The tapas and pintxos dishes are truly spectacular and photograph brilliantly. The ones Ash has included do, I feel require a bit of effort and need attention to presentation. They aren't the sort of thing you might knock up in a hurry. That said the ones I have tried have been truly worth the time and effort. The grilled octopus with smoked paprika is sensational (even if I say so myself).
So far I've made a couple of the chicken dishes (the aforementioned chicken with garlic and sherry, and chicken braised with cannellini beans, tomato and chorizo) both of which turned out well. There were none of those awful moments when an ingredient is listed but you can't see what you're meant to do with it, or the ones where they tell you to do something with an ingredient that wasn't listed. Both of these dishes involve braising the chicken, a technique that uses only a little liquid.
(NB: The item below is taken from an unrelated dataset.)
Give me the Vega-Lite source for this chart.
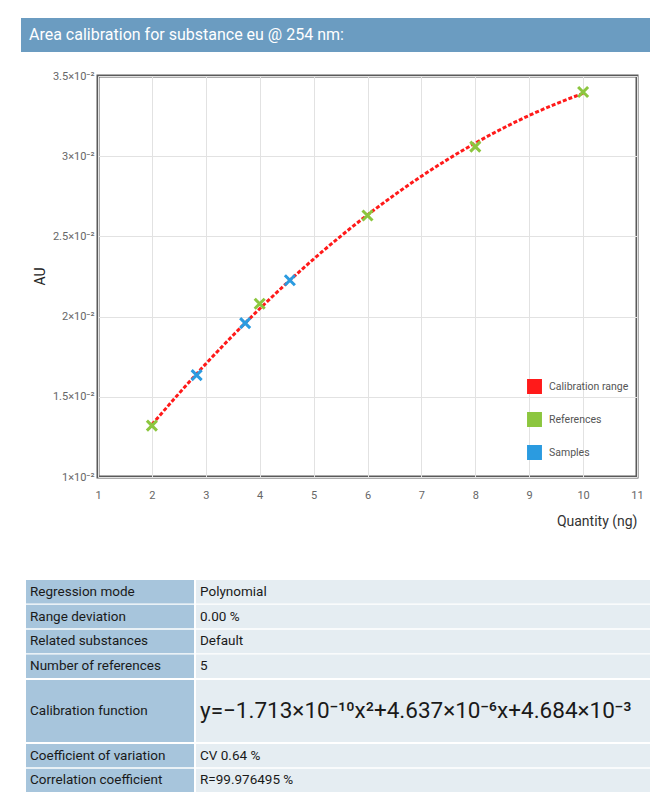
{
  "$schema": "https://vega.github.io/schema/vega-lite/v6.json",
  "background": "white",
  "padding": {"left": 21, "top": 18, "right": 0, "bottom": 0},
  "config": {
    "font": "Roboto",
    "concat": {"spacing": 0}
  },
  "datasets": {
    "curve": [
      {"series": "Calibration range", "q": 2, "au": 0.013273},
      {"series": "Calibration range", "q": 3, "au": 0.017053},
      {"series": "Calibration range", "q": 4, "au": 0.020491},
      {"series": "Calibration range", "q": 5, "au": 0.023587},
      {"series": "Calibration range", "q": 6, "au": 0.026339},
      {"series": "Calibration range", "q": 7, "au": 0.028749},
      {"series": "Calibration range", "q": 8, "au": 0.030817},
      {"series": "Calibration range", "q": 9, "au": 0.032542},
      {"series": "Calibration range", "q": 10, "au": 0.033924}
    ],
    "points": [
      {"series": "References", "q": 2, "au": 0.0132},
      {"series": "References", "q": 4, "au": 0.0208},
      {"series": "References", "q": 6, "au": 0.0263},
      {"series": "References", "q": 8, "au": 0.0306},
      {"series": "References", "q": 10, "au": 0.0340},
      {"series": "Samples", "q": 2.83, "au": 0.01635},
      {"series": "Samples", "q": 3.73, "au": 0.01959},
      {"series": "Samples", "q": 4.56, "au": 0.02227}
    ],
    "blank": [{"t": ""}],
    "rows1": [
      {"k": "Regression mode", "v": "Polynomial"},
      {"k": "Range deviation", "v": "0.00 %"},
      {"k": "Related substances", "v": "Default"},
      {"k": "Number of references", "v": "5"}
    ],
    "rows2": [
      {"k": "Calibration function", "v": "y=−1.713×10⁻¹⁰x²+4.637×10⁻⁶x+4.684×10⁻³"}
    ],
    "rows3": [
      {"k": "Coefficient of variation", "v": "CV 0.64 %"},
      {"k": "Correlation coefficient", "v": "R=99.976495 %"}
    ]
  },
  "vconcat": [
    {
      "width": 629,
      "height": 34,
      "view": {"fill": "#6b9cc1", "stroke": null},
      "data": {"values": [{"t": "Area calibration for substance eu @ 254 nm:"}]},
      "mark": {"type": "text", "align": "left", "baseline": "middle", "color": "white", "fontSize": 16},
      "encoding": {
        "text": {"field": "t"},
        "x": {"value": 8},
        "y": {"value": 17}
      }
    },
    {
      "vconcat": [
        {
          "hconcat": [
            {
              "width": 10, "height": 401, "view": {"stroke": null},
              "data": {"name": "blank"},
              "mark": {"type": "text"},
              "encoding": {"text": {"field": "t"}}
            },
            {
              "width": 539,
              "height": 401,
              "view": {"stroke": "#5a5a5a", "strokeWidth": 3},
              "layer": [
                {
                  "data": {"name": "curve"},
                  "mark": {"type": "line", "interpolate": "monotone", "strokeWidth": 3, "strokeDash": [4, 2]},
                  "encoding": {
                    "x": {"field": "q", "type": "quantitative"},
                    "y": {"field": "au", "type": "quantitative"},
                    "color": {"field": "series", "type": "nominal"}
                  }
                },
                {
                  "data": {"name": "points"},
                  "mark": {"type": "point", "shape": "M-1,-1L1,1M-1,1L1,-1", "filled": false, "strokeWidth": 3, "size": 100, "opacity": 1},
                  "encoding": {
                    "x": {"field": "q", "type": "quantitative"},
                    "y": {"field": "au", "type": "quantitative"},
                    "color": {"field": "series", "type": "nominal"}
                  }
                }
              ],
              "encoding": {
                "x": {
                  "field": "q", "type": "quantitative",
                  "scale": {"domain": [1, 11], "nice": false},
                  "axis": {
                    "values": [1, 2, 3, 4, 5, 6, 7, 8, 9, 10, 11],
                    "title": "Quantity (ng)", "titleAnchor": "end", "titleFontSize": 14, "titleFontWeight": "normal", "titleColor": "#333", "titlePadding": 14,
                    "labelFontSize": 11, "labelColor": "#666", "labelPadding": 12,
                    "domain": false, "ticks": false, "gridColor": "#e2e2e2", "labelFlush": false
                  }
                },
                "y": {
                  "field": "au", "type": "quantitative",
                  "scale": {"domain": [0.01, 0.035], "nice": false, "zero": false},
                  "axis": {
                    "values": [0.01, 0.015, 0.02, 0.025, 0.03, 0.035],
                    "labelExpr": "format(round(datum.value*1000)/10, '') + '×10⁻²'",
                    "title": "AU", "titleFontSize": 14, "titleFontWeight": "normal", "titleColor": "#222",
                    "titleX": -58, "titleY": 200, "titleBaseline": "middle", "titleAlign": "center", "titleAngle": -90,
                    "labelFontSize": 11, "labelColor": "#666", "labelPadding": 4,
                    "domain": false, "ticks": false, "gridColor": "#e2e2e2"
                  }
                },
                "color": {
                  "field": "series", "type": "nominal",
                  "scale": {"domain": ["Calibration range", "References", "Samples"], "range": ["#ff1a1a", "#8cc63f", "#2b9be0"]},
                  "legend": {
                    "title": null, "orient": "none", "legendX": 429, "legendY": 303,
                    "symbolType": "square", "symbolSize": 180, "symbolStrokeColor": "#d0d0d0", "symbolStrokeWidth": 1.5,
                    "symbolDash": [], "labelFontSize": 10.5, "labelColor": "#555", "rowPadding": 12, "labelOffset": 7,
                    "encode": {"symbols": {"update": {"fill": {"scale": "color", "field": "value"}, "opacity": {"value": 1}, "strokeDash": {"value": []}}}}
                  }
                }
              }
            }
          ],
          "spacing": 0,
          "resolve": {"scale": {"y": "independent", "x": "independent"}, "legend": {"color": "independent"}}
        },
        {
          "hconcat": [
            {
              "width": 3, "height": 209, "view": {"stroke": null},
              "data": {"name": "blank"},
              "mark": {"type": "text"},
              "encoding": {"text": {"field": "t"}}
            },
            {
              "vconcat": [
                {
                  "hconcat": [
                    {
                      "width": 168, "height": 98, "view": {"stroke": null},
                      "data": {"name": "rows1"},
                      "layer": [
                        {"mark": {"type": "rect", "color": "#a7c5dc"}, "encoding": {"x": {"value": 0}, "x2": {"value": "width"}}},
                        {"mark": {"type": "text", "align": "left", "baseline": "middle", "fontSize": 13.5, "color": "#1a1a1a"}, "encoding": {"x": {"value": 4}, "text": {"field": "k"}}}
                      ],
                      "encoding": {"y": {"field": "k", "type": "nominal", "sort": null, "axis": null, "scale": {"paddingInner": 0.06, "paddingOuter": 0}}}
                    },
                    {
                      "width": 454, "height": 98, "view": {"stroke": null},
                      "data": {"name": "rows1"},
                      "layer": [
                        {"mark": {"type": "rect", "color": "#e5edf2"}, "encoding": {"x": {"value": 0}, "x2": {"value": "width"}}},
                        {"mark": {"type": "text", "align": "left", "baseline": "middle", "fontSize": 13.5, "color": "#1a1a1a"}, "encoding": {"x": {"value": 4}, "text": {"field": "v"}}}
                      ],
                      "encoding": {"y": {"field": "k", "type": "nominal", "sort": null, "axis": null, "scale": {"paddingInner": 0.06, "paddingOuter": 0}}}
                    }
                  ],
                  "spacing": 2,
                  "resolve": {"scale": {"y": "independent"}}
                },
                {
                  "hconcat": [
                    {
                      "width": 168, "height": 62, "view": {"stroke": null},
                      "data": {"name": "rows2"},
                      "layer": [
                        {"mark": {"type": "rect", "color": "#a7c5dc"}, "encoding": {"x": {"value": 0}, "x2": {"value": "width"}}},
                        {"mark": {"type": "text", "align": "left", "baseline": "middle", "fontSize": 13.5, "color": "#1a1a1a"}, "encoding": {"x": {"value": 4}, "text": {"field": "k"}}}
                      ],
                      "encoding": {"y": {"field": "k", "type": "nominal", "sort": null, "axis": null, "scale": {"paddingInner": 0, "paddingOuter": 0}}}
                    },
                    {
                      "width": 454, "height": 62, "view": {"stroke": null},
                      "data": {"name": "rows2"},
                      "layer": [
                        {"mark": {"type": "rect", "color": "#e5edf2"}, "encoding": {"x": {"value": 0}, "x2": {"value": "width"}}},
                        {"mark": {"type": "text", "align": "left", "baseline": "middle", "fontSize": 22.5, "color": "#1a1a1a"}, "encoding": {"x": {"value": 4}, "text": {"field": "v"}}}
                      ],
                      "encoding": {"y": {"field": "k", "type": "nominal", "sort": null, "axis": null, "scale": {"paddingInner": 0, "paddingOuter": 0}}}
                    }
                  ],
                  "spacing": 2,
                  "resolve": {"scale": {"y": "independent"}}
                },
                {
                  "hconcat": [
                    {
                      "width": 168, "height": 48, "view": {"stroke": null},
                      "data": {"name": "rows3"},
                      "layer": [
                        {"mark": {"type": "rect", "color": "#a7c5dc"}, "encoding": {"x": {"value": 0}, "x2": {"value": "width"}}},
                        {"mark": {"type": "text", "align": "left", "baseline": "middle", "fontSize": 13.5, "color": "#1a1a1a"}, "encoding": {"x": {"value": 4}, "text": {"field": "k"}}}
                      ],
                      "encoding": {"y": {"field": "k", "type": "nominal", "sort": null, "axis": null, "scale": {"paddingInner": 0.06, "paddingOuter": 0}}}
                    },
                    {
                      "width": 454, "height": 48, "view": {"stroke": null},
                      "data": {"name": "rows3"},
                      "layer": [
                        {"mark": {"type": "rect", "color": "#e5edf2"}, "encoding": {"x": {"value": 0}, "x2": {"value": "width"}}},
                        {"mark": {"type": "text", "align": "left", "baseline": "middle", "fontSize": 13.5, "color": "#1a1a1a"}, "encoding": {"x": {"value": 4}, "text": {"field": "v"}}}
                      ],
                      "encoding": {"y": {"field": "k", "type": "nominal", "sort": null, "axis": null, "scale": {"paddingInner": 0.06, "paddingOuter": 0}}}
                    }
                  ],
                  "spacing": 2,
                  "resolve": {"scale": {"y": "independent"}}
                }
              ],
              "spacing": 2,
              "resolve": {"scale": {"y": "independent"}}
            }
          ],
          "spacing": 2,
          "resolve": {"scale": {"y": "independent"}}
        }
      ],
      "spacing": 50,
      "resolve": {"scale": {"y": "independent", "x": "independent"}, "legend": {"color": "independent"}}
    }
  ],
  "spacing": 16,
  "resolve": {"legend": {"color": "independent"}}
}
I frequently find that the amount of liquid stated in a recipe isn't enough and I start to panic a little but I was very strict to follow Ash's instructions to the letter and all went well.
From the fish section I've made the hake and clams with salsa verde and serrano ham. Actually I used cod because my local fishmonger doesn't get hake that frequently (at least he has it sometimes which is still pretty good); one of the great things about this book is that alternatives are suggested and there's no feeling that a dish is incomplete or not authentic if you make substitutions. Again the recipe worked to the letter.
There is a section for Vegetables but this is a very short section that includes a few dishes you might serve as a main course and a couple that would be more suitable as an accompaniment. Naturally this being a Spanish cookbook the meat section is fairly extensive with an emphasis on pork and meat does feature in the rice dishes, soups, and tapas and pintxos sections. 'My Basque Cuisine' is definitely more geared towards carnivores than vegetarians.
I can see that this is a book I'll keep using. This kind of hearty flavoursome cooking doesn't go out of fashion and the ability to substitute ingredients means I should always be able to prepare most of the dishes at any time. Though it is cumbersome and heavy because of its 400 pages (in hardback) I find that I plough on regardless because Ash Mair's recipes are inspiring, exciting and generally well presented.